DATA EXCERPT
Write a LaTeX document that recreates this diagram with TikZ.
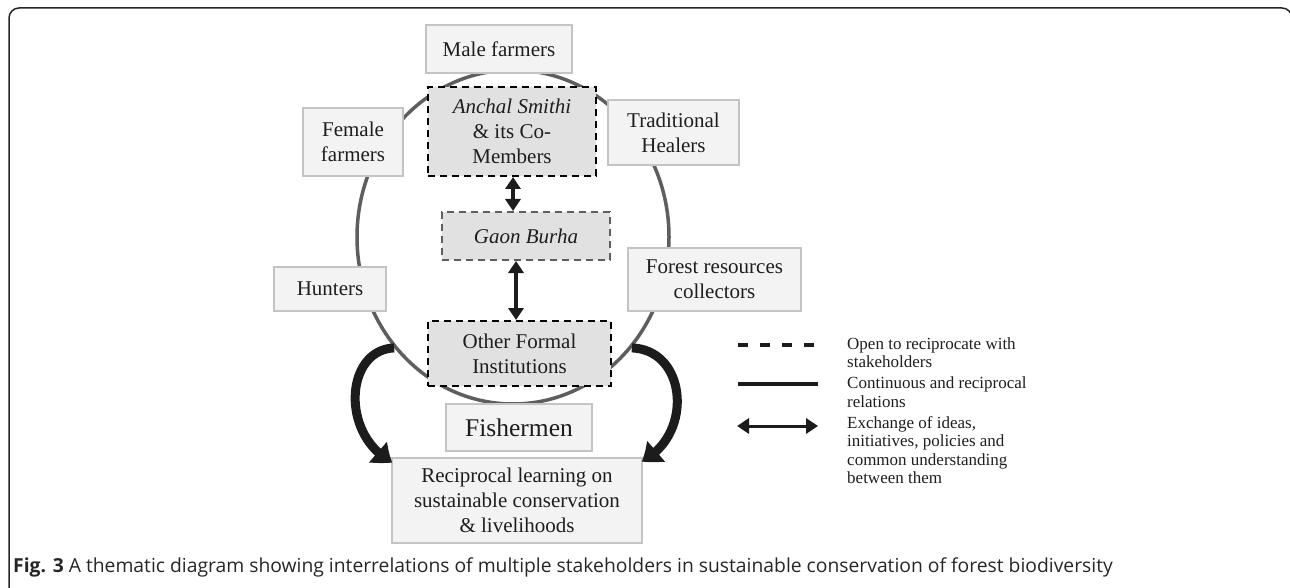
\documentclass[tikz,border=0pt]{standalone}
\usepackage{fontspec}
\setmainfont{Liberation Serif}
\newfontfamily\capfont{Open Sans}
\usetikzlibrary{shapes.geometric,arrows.meta,bending}
\definecolor{boxfill}{HTML}{F3F3F3}
\definecolor{boxline}{HTML}{C4C4C4}
\definecolor{darkfill}{HTML}{E1E1E1}
\definecolor{ringcol}{HTML}{5E5E5E}
\definecolor{txtcol}{HTML}{1E1E1E}
\definecolor{arrcol}{HTML}{1C1C1C}
\tikzset{
  stake/.style={draw=boxline, line width=1.2pt, fill=boxfill, inner sep=0pt, align=center,
     text=txtcol, font=\fontsize{21}{25}\selectfont},
  inst/.style={draw=black, dash pattern=on 7pt off 5pt, line width=2pt, fill=darkfill,
     inner sep=0pt, align=center, text=txtcol, font=\fontsize{21}{25}\selectfont},
  dblarrow/.style={draw=arrcol, line width=3.5pt, {Triangle[width=15pt,length=12pt]}-{Triangle[width=15pt,length=12pt]}},
  bigcurve/.style={draw=arrcol, line width=9pt, -{Triangle[width=26pt,length=18pt,bend]}},
  legtext/.style={anchor=base west, inner sep=0pt, text=txtcol, font=\fontsize{17}{19}\selectfont},
}
\begin{document}
\begin{tikzpicture}[x=1pt,y=-1pt]
\useasboundingbox (0,0) rectangle (1290,588);
% frame
\draw[line width=1.5pt, draw=black!85, rounded corners=10pt] (9,600) -- (9,8) -- (1292,8) -- (1292,40);
% ring
\node[ellipse, draw=ringcol, line width=3.5pt, minimum width=312pt, minimum height=334pt, inner sep=0pt] (ring) at (513,237) {};
% stakeholder boxes
\node[stake, minimum width=146pt, minimum height=48pt] (male) at (499,49) {Male farmers};
\node[stake, minimum width=100pt, minimum height=68pt] (female) at (353,142) {Female\\farmers};
\node[stake, minimum width=131pt, minimum height=65pt] (healers) at (673.5,132.5) {Traditional\\Healers};
\node[stake, minimum width=112pt, minimum height=44pt] (hunters) at (330,289) {Hunters};
\node[stake, minimum width=173pt, minimum height=63pt] (forest) at (714.5,279.5) {Forest resources\\collectors};
\node[stake, minimum width=146pt, minimum height=47pt, font=\fontsize{25.5}{30}\selectfont] (fisher) at (519,427.5) {Fishermen};
\node[stake, minimum width=250pt, minimum height=85pt] (rec) at (517,500.5) {Reciprocal learning on\\sustainable conservation\\\& livelihoods};
% institutions
\node[inst, minimum width=168pt, minimum height=89pt] (anchal) at (512,131.5) {\textit{Anchal Smithi}\\\& its Co-\\Members};
\node[inst, draw=ringcol, minimum width=168pt, minimum height=48pt] (gaon) at (526,236) {\textit{Gaon Burha}};
\node[inst, minimum width=183pt, minimum height=65pt] (other) at (519.5,353.5) {Other Formal\\Institutions};
% exchange arrows
\draw[dblarrow] ([xshift=1pt]anchal.south) -- ([xshift=1pt]anchal.south |- gaon.north);
\draw[dblarrow] ([xshift=-10pt]gaon.south) -- ([xshift=-10pt]gaon.south |- other.north);
% curved arrows
\draw[bigcurve] (ring.223) .. controls (345,350) and (340,435) .. ([xshift=1pt,yshift=-5pt]rec.north west);
\draw[bigcurve] (ring.317) .. controls (687,350) and (694,435) .. ([xshift=-1pt,yshift=-4pt]rec.north east);
% legend
\coordinate (l1a) at (738,345); \coordinate (l1b) at (818,345);
\coordinate (l2a) at (738,384); \coordinate (l2b) at (818,384);
\coordinate (l3a) at (737,426); \coordinate (l3b) at (818,426);
\draw[draw=arrcol, line width=4pt, dash pattern=on 10pt off 12pt] (l1a) -- (l1b);
\draw[draw=arrcol, line width=3.5pt] (l2a) -- (l2b);
\draw[dblarrow, line width=3pt] (l3a) -- (l3b);
\node[legtext] (t1a) at (847,349) {Open to reciprocate with};
\node[legtext] (t1b) at (847,367) {stakeholders};
\node[legtext] (t2a) at (847,388) {Continuous and reciprocal};
\node[legtext] (t2b) at (847,407) {relations};
\node[legtext] (t3a) at (847,428) {Exchange of ideas,};
\node[legtext] (t3b) at (847,446) {initiatives, policies and};
\node[legtext] (t3c) at (847,465) {common understanding};
\node[legtext] (t3d) at (847,483) {between them};
% caption
\node[anchor=base west, inner sep=0pt, text=black!85, font=\capfont\fontsize{19.3}{23}\selectfont] (cap) at (13,572)
  {\textbf{Fig. 3} A thematic diagram showing interrelations of multiple stakeholders in sustainable conservation of forest biodiversity};
\end{tikzpicture}
\end{document}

DIRECTIVE
Repeat the material exactly as it reads, without any of its pictures.

EXPECTED ANSWER
Write a LaTeX document that recreates this diagram with TikZ.
\documentclass[tikz,border=0pt]{standalone}
\usepackage{fontspec}
\setmainfont{Liberation Serif}
\newfontfamily\capfont{Open Sans}
\usetikzlibrary{shapes.geometric,arrows.meta,bending}
\definecolor{boxfill}{HTML}{F3F3F3}
\definecolor{boxline}{HTML}{C4C4C4}
\definecolor{darkfill}{HTML}{E1E1E1}
\definecolor{ringcol}{HTML}{5E5E5E}
\definecolor{txtcol}{HTML}{1E1E1E}
\definecolor{arrcol}{HTML}{1C1C1C}
\tikzset{
  stake/.style={draw=boxline, line width=1.2pt, fill=boxfill, inner sep=0pt, align=center,
     text=txtcol, font=\fontsize{21}{25}\selectfont},
  inst/.style={draw=black, dash pattern=on 7pt off 5pt, line width=2pt, fill=darkfill,
     inner sep=0pt, align=center, text=txtcol, font=\fontsize{21}{25}\selectfont},
  dblarrow/.style={draw=arrcol, line width=3.5pt, {Triangle[width=15pt,length=12pt]}-{Triangle[width=15pt,length=12pt]}},
  bigcurve/.style={draw=arrcol, line width=9pt, -{Triangle[width=26pt,length=18pt,bend]}},
  legtext/.style={anchor=base west, inner sep=0pt, text=txtcol, font=\fontsize{17}{19}\selectfont},
}
\begin{document}
\begin{tikzpicture}[x=1pt,y=-1pt]
\useasboundingbox (0,0) rectangle (1290,588);
% frame
\draw[line width=1.5pt, draw=black!85, rounded corners=10pt] (9,600) -- (9,8) -- (1292,8) -- (1292,40);
% ring
\node[ellipse, draw=ringcol, line width=3.5pt, minimum width=312pt, minimum height=334pt, inner sep=0pt] (ring) at (513,237) {};
% stakeholder boxes
\node[stake, minimum width=146pt, minimum height=48pt] (male) at (499,49) {Male farmers};
\node[stake, minimum width=100pt, minimum height=68pt] (female) at (353,142) {Female\\farmers};
\node[stake, minimum width=131pt, minimum height=65pt] (healers) at (673.5,132.5) {Traditional\\Healers};
\node[stake, minimum width=112pt, minimum height=44pt] (hunters) at (330,289) {Hunters};
\node[stake, minimum width=173pt, minimum height=63pt] (forest) at (714.5,279.5) {Forest resources\\collectors};
\node[stake, minimum width=146pt, minimum height=47pt, font=\fontsize{25.5}{30}\selectfont] (fisher) at (519,427.5) {Fishermen};
\node[stake, minimum width=250pt, minimum height=85pt] (rec) at (517,500.5) {Reciprocal learning on\\sustainable conservation\\\& livelihoods};
% institutions
\node[inst, minimum width=168pt, minimum height=89pt] (anchal) at (512,131.5) {\textit{Anchal Smithi}\\\& its Co-\\Members};
\node[inst, draw=ringcol, minimum width=168pt, minimum height=48pt] (gaon) at (526,236) {\textit{Gaon Burha}};
\node[inst, minimum width=183pt, minimum height=65pt] (other) at (519.5,353.5) {Other Formal\\Institutions};
% exchange arrows
\draw[dblarrow] ([xshift=1pt]anchal.south) -- ([xshift=1pt]anchal.south |- gaon.north);
\draw[dblarrow] ([xshift=-10pt]gaon.south) -- ([xshift=-10pt]gaon.south |- other.north);
% curved arrows
\draw[bigcurve] (ring.223) .. controls (345,350) and (340,435) .. ([xshift=1pt,yshift=-5pt]rec.north west);
\draw[bigcurve] (ring.317) .. controls (687,350) and (694,435) .. ([xshift=-1pt,yshift=-4pt]rec.north east);
% legend
\coordinate (l1a) at (738,345); \coordinate (l1b) at (818,345);
\coordinate (l2a) at (738,384); \coordinate (l2b) at (818,384);
\coordinate (l3a) at (737,426); \coordinate (l3b) at (818,426);
\draw[draw=arrcol, line width=4pt, dash pattern=on 10pt off 12pt] (l1a) -- (l1b);
\draw[draw=arrcol, line width=3.5pt] (l2a) -- (l2b);
\draw[dblarrow, line width=3pt] (l3a) -- (l3b);
\node[legtext] (t1a) at (847,349) {Open to reciprocate with};
\node[legtext] (t1b) at (847,367) {stakeholders};
\node[legtext] (t2a) at (847,388) {Continuous and reciprocal};
\node[legtext] (t2b) at (847,407) {relations};
\node[legtext] (t3a) at (847,428) {Exchange of ideas,};
\node[legtext] (t3b) at (847,446) {initiatives, policies and};
\node[legtext] (t3c) at (847,465) {common understanding};
\node[legtext] (t3d) at (847,483) {between them};
% caption
\node[anchor=base west, inner sep=0pt, text=black!85, font=\capfont\fontsize{19.3}{23}\selectfont] (cap) at (13,572)
  {\textbf{Fig. 3} A thematic diagram showing interrelations of multiple stakeholders in sustainable conservation of forest biodiversity};
\end{tikzpicture}
\end{document}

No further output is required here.